PROBLEM TO WORK ON - Check every line below for the word "this" and copy each one that has it.

RECORDS TO USE -
—————

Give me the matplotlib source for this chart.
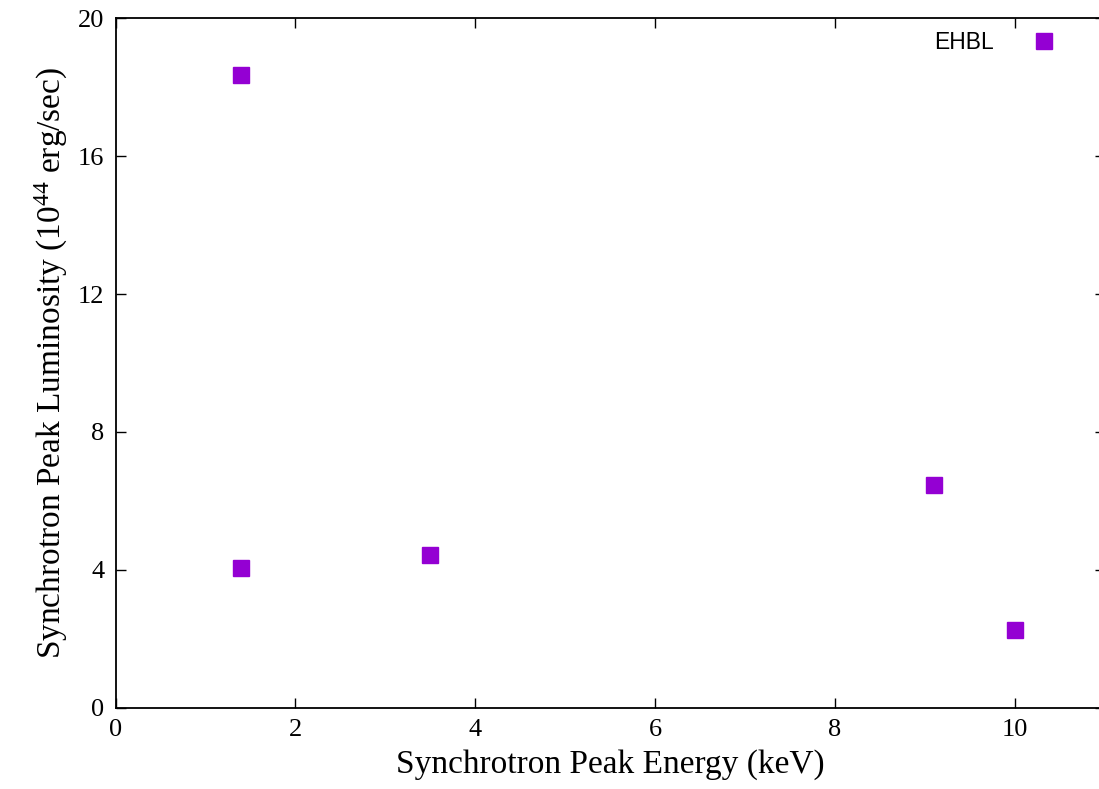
import matplotlib
matplotlib.use("Agg")
import matplotlib.pyplot as plt

energy_kev = [1.4, 1.4, 3.5, 9.1, 10.0]
luminosity = [4.05, 18.35, 4.42, 6.47, 2.25]
xticks = [0, 2, 4, 6, 8, 10]
yticks = [0, 4, 8, 12, 16, 20]

plt.rcParams['mathtext.fontset'] = 'custom'
plt.rcParams['mathtext.rm'] = 'Liberation Serif'
plt.rcParams['mathtext.it'] = 'Liberation Serif:italic'

fig = plt.figure(figsize=(10.99, 7.89), dpi=100)
ax = fig.add_axes([115.5/1099, 1-707.7/789, 989/1099, (707.7-18.3)/789])

ax.plot(energy_kev, luminosity, linestyle='none', marker='s', markersize=11.5,
        color='#9400D3', label='EHBL')

ax.set_xlim(0, 11)
ax.set_ylim(0, 20)
ax.set_xticks(xticks)
ax.set_yticks(yticks)
ax.tick_params(direction='in', length=7, width=1, top=True, right=True,
               labelsize=19, pad=8)
for lab in ax.get_xticklabels() + ax.get_yticklabels():
    lab.set_fontfamily('Liberation Serif')
for s in ax.spines.values():
    s.set_linewidth(1.3)

ax.set_xlabel('Synchrotron Peak Energy (keV)', fontfamily='Liberation Serif', fontsize=24, labelpad=6)
ax.set_ylabel(r'Synchrotron Peak Luminosity (10$^{44}$ erg/sec)', fontfamily='Liberation Serif', fontsize=24, labelpad=6)

leg = ax.legend(loc='upper right', bbox_to_anchor=(1070/1099, 1-22/789), bbox_transform=fig.transFigure,
                frameon=False, markerfirst=False, prop={'family': 'Liberation Sans', 'size': 16.5},
                handlelength=1.5, handletextpad=1.4, borderaxespad=0)

fig.savefig('out.png', dpi=100)
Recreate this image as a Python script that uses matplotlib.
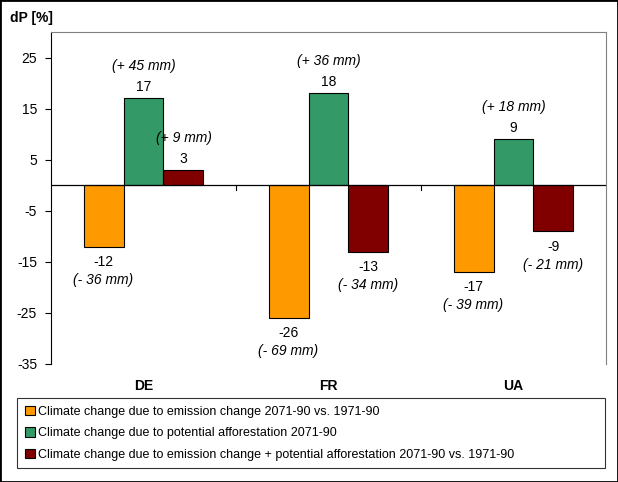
import numpy as np
import matplotlib.pyplot as plt
from matplotlib.patches import Rectangle

plt.rcParams['font.family'] = ['Liberation Sans', 'DejaVu Sans']
plt.rcParams['font.size'] = 10
plt.rcParams['axes.unicode_minus'] = False

countries = ["DE", "FR", "UA"]
emission = [-12, -26, -17]
afforest = [17, 18, 9]
combined = [3, -13, -9]
emission_mm = ["(- 36 mm)", "(- 69 mm)", "(- 39 mm)"]
afforest_mm = ["(+ 45 mm)", "(+ 36 mm)", "(+ 18 mm)"]
combined_mm = ["(+ 9 mm)", "(- 34 mm)", "(- 21 mm)"]
series_names = ["Climate change due to emission change 2071-90 vs. 1971-90",
                "Climate change due to potential afforestation 2071-90",
                "Climate change due to emission change + potential afforestation 2071-90 vs. 1971-90"]
colors = ["#FF9900", "#339966", "#800000"]

fig = plt.figure(figsize=(6.18, 4.82), dpi=100)
ax = fig.add_axes([51/618, 1-364/482, 555/618, (364-32)/482])

x = np.arange(len(countries))
w = 0.216
series = [emission, afforest, combined]
mms = [emission_mm, afforest_mm, combined_mm]
for i, (vals, mm, c, name) in enumerate(zip(series, mms, colors, series_names)):
    pos = x + (i - 1) * w
    ax.bar(pos, vals, w, color=c, edgecolor="black", linewidth=0.8, label=name, zorder=2)
    for px, v, m in zip(pos, vals, mm):
        if v >= 0:
            ax.annotate(str(v), (px, v), xytext=(0, 3), textcoords="offset points",
                        ha="center", va="bottom")
            ax.annotate(m, (px, v), xytext=(0, 18), textcoords="offset points",
                        ha="center", va="bottom", style="italic")
        else:
            ax.annotate(str(v), (px, v), xytext=(0, -6), textcoords="offset points",
                        ha="center", va="top")
            ax.annotate(m, (px, v), xytext=(0, -19), textcoords="offset points",
                        ha="center", va="top", style="italic")

ax.set_xlim(-0.5, 2.5)
ax.set_ylim(-35, 30)
ax.set_yticks([25, 15, 5, -5, -15, -25, -35])
ax.axhline(0, color="black", linewidth=0.9, zorder=3)
for b in [0.5, 1.5]:
    ax.plot([b, b], [0, -1.0], color="black", linewidth=0.8, zorder=3)
ax.set_xticks(x)
ax.set_xticklabels(countries, fontweight="bold")
ax.tick_params(axis="x", length=0, pad=11)
ax.tick_params(axis="y", direction="out", length=4, color="black", pad=6)
for s in ["top", "right", "bottom"]:
    ax.spines[s].set_color("#808080")
ax.spines["bottom"].set_visible(False)
ax.spines["left"].set_color("black")

fig.text(10/618, 1-18/482, "dP [%]", fontweight="bold", va="center", ha="left")

leg = fig.legend(loc="upper left", bbox_to_anchor=(17/618, 1-472/482, (605-17)/618, 74/482),
                 mode="expand", frameon=True, fancybox=False, edgecolor="black",
                 handlelength=0.8, handleheight=0.8, handletextpad=0.3,
                 labelspacing=0.75, borderaxespad=0, borderpad=0.6, fontsize=9)
leg.get_frame().set_linewidth(0.8)

fig.patches.append(Rectangle((0, 0), 1, 1, transform=fig.transFigure, fill=False,
                             edgecolor="black", linewidth=2))

fig.savefig("out.png", dpi=100)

—————

EXERCISE ANSWER -
Give me the matplotlib source for this chart.
Recreate this image as a Python script that uses matplotlib.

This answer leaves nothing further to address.